I hate to sound like a broken record, Fred, but if I were bidding this as a consulting gig, I would strongly recommend a domain. You mentioned earlier that the distributed credentials model has worked fine for years but what has changed is that you are trying to implement  access controls on your network. That is going to be very difficult with distributed credentials. The way I see it, you'll either continue to struggle with disappearing credentials or have to learn a new way of doing things. You're going to be exiting the comfort zone one way or the other.
gilnov:  I don't doubt your recommendation for a minute!  On the other hand I'm finding that this new approach is much easier to work with than the old one.  The old one was wide open and full of surprises.  We would "tweak" until we could get it to work and then leave it alone.  The new approach is easy to set up and easy to manage albeit perhaps more tedious than centralized management.  But it lacks the uncertainties.  The lost Credentials is likely a transient that will disappear with time.  Yet, I try to learn as much as I can about things like this.

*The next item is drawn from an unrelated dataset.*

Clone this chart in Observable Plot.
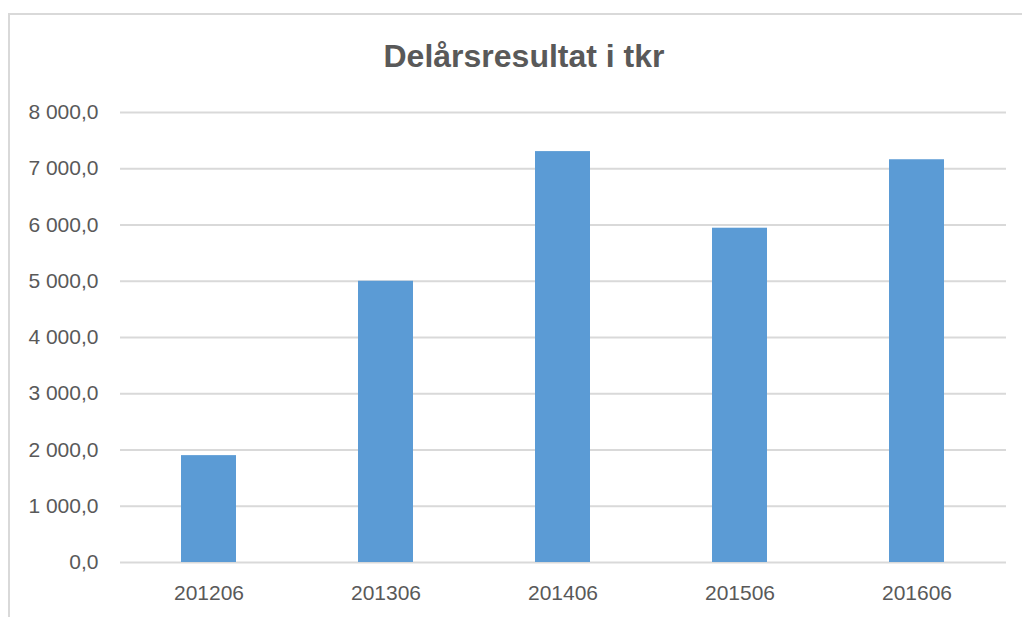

It makes me wonder how much real experience there is for doing something like this?  I realize that's a disadvantage if one needs advice.  I can already tell the difference between a system that has matched users and unmatched passwords that doesn't require passwords, a system that doesn't require passwords, and a system that requires passwords and has no credentials.  Perhaps it was my ignorance but because of the subtle differences I had *no* idea in the past.

Maybe we'll get a system that consistently fails and figure out why.
Lucas:  I initially thought your response was correct but "not my problem" - because it actually isn't.  But you made a very good point.  So I should mention: In order to avoid this, I'm using user profiles for file sharing that are NEVER used as Windows logon profiles.  And, the credentials are installed in user profiles with their not having the information in them.  This way, users can change their own passwords without perturbing file access of others and, at the same time, access is controlled.

If that's not clear, it works like this:
A "file server / workstation" has a number of user profiles set up.  Some are for human and infrastructure Administrator Users, some are for human Standard Users and some are for file sharing only (non-human).  The file sharing users are given permissions on the "file server" shared folders.  Those same logon parameters are installed as Credentials in other computers/user profiles.
So, the "workstation" aspect of the "file server / workstation" is independent of the "file server" aspect of the "file server / workstation".  Password change rules can then be flexible without perturbing other setups.
Thanks all!
Godspeed, Fred. I hope it works out for you in the end.